I think about how I can be driving and suddenly think, “Kenneth, I wish I could tell you about this or that.” I yearn to share that awe.

Or staring out into the audience of my temple as I received my certification— so happy to see my kids and sister and nephew cheering me on—but also feeling that tinge of sadness wishing he could have seen me. You always walk around with a hole in your heart. You’ll always be plagued by “what if.” You’ll always know who is missing from the table.

And it’s easy to fall into this trap of thinking because our minds cling to what is familiar. We pine for the comfort of what we know. We want what we had. We even convince ourselves that it was better than what we have now.

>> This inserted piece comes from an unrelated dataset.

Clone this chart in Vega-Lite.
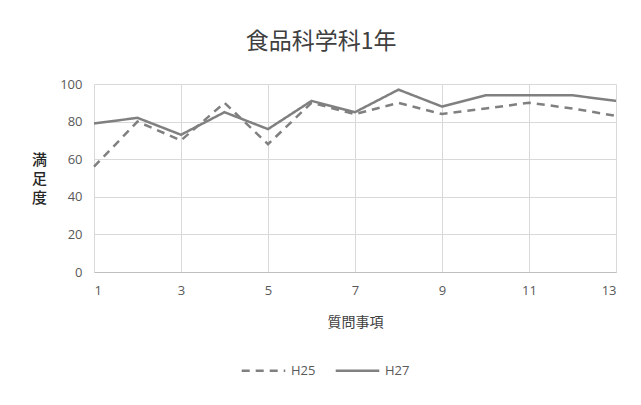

But it just doesn’t work that way.

This version of me grew from my suffering. It isn’t all rainbows and unicorns, but I like this version of myself better than who I used to be. I am trying to get better each day. I’m trying to find reasons to smile. I’m trying to look for “awe,” to learn and be curious and find glimmers of joy and happiness everywhere I go. I’m trying to have a positive impact on the world and to make a difference in whatever way I can.

In the end, we do what we can with what we can control. That can be a hard pill to swallow.

I think about what I can offer the world as a Buddhist Palestinian.

There is so much you can control about the uncontrollable by just shifting your perspective. Buddhism taught me this. We can change our personal ratio of talking to listening. Choosing to react less. Letting things go. Embracing impermanence. Being grateful. It’s a lot, and we spend our entire lives trying to be better at it.

But we have to try. We have to do better.

I end with a loving kindness metta meditation from the Palo Alto Buddhist Temple Reading:

May all beings be happy and well,
May no harm or difficulties come to them,
May they live in peace and harmony.

May I be happy and well,
May no harm or difficulties come to them,
May they live in peace and harmony.

May my family be happy and well,
May no harm or difficulties come to them,
May they live in peace and harmony.

May my teachers be happy and well,
May no harm or difficulties come to them,
May they live in peace and harmony.

May my friends be happy and well,
May no harm or difficulties come to them,
May they live in peace and harmony.

May strangers be happy and well,
May no harm or difficulties come to them,
May they live in peace and harmony.

May my enemies be happy and well,
May no harm or difficulties come to them,
May they live in peace and harmony.

May all beings be happy and well,
May no harm or difficulties come to them,
May they live in peace and harmony.

4 Comments

  1. So good Theresa. We are all struggling in our own ways and in similar ways with the events of the world around us. Thanks for keeping it real and reminding me to ground myself and use the METTA prayer. It is more than something.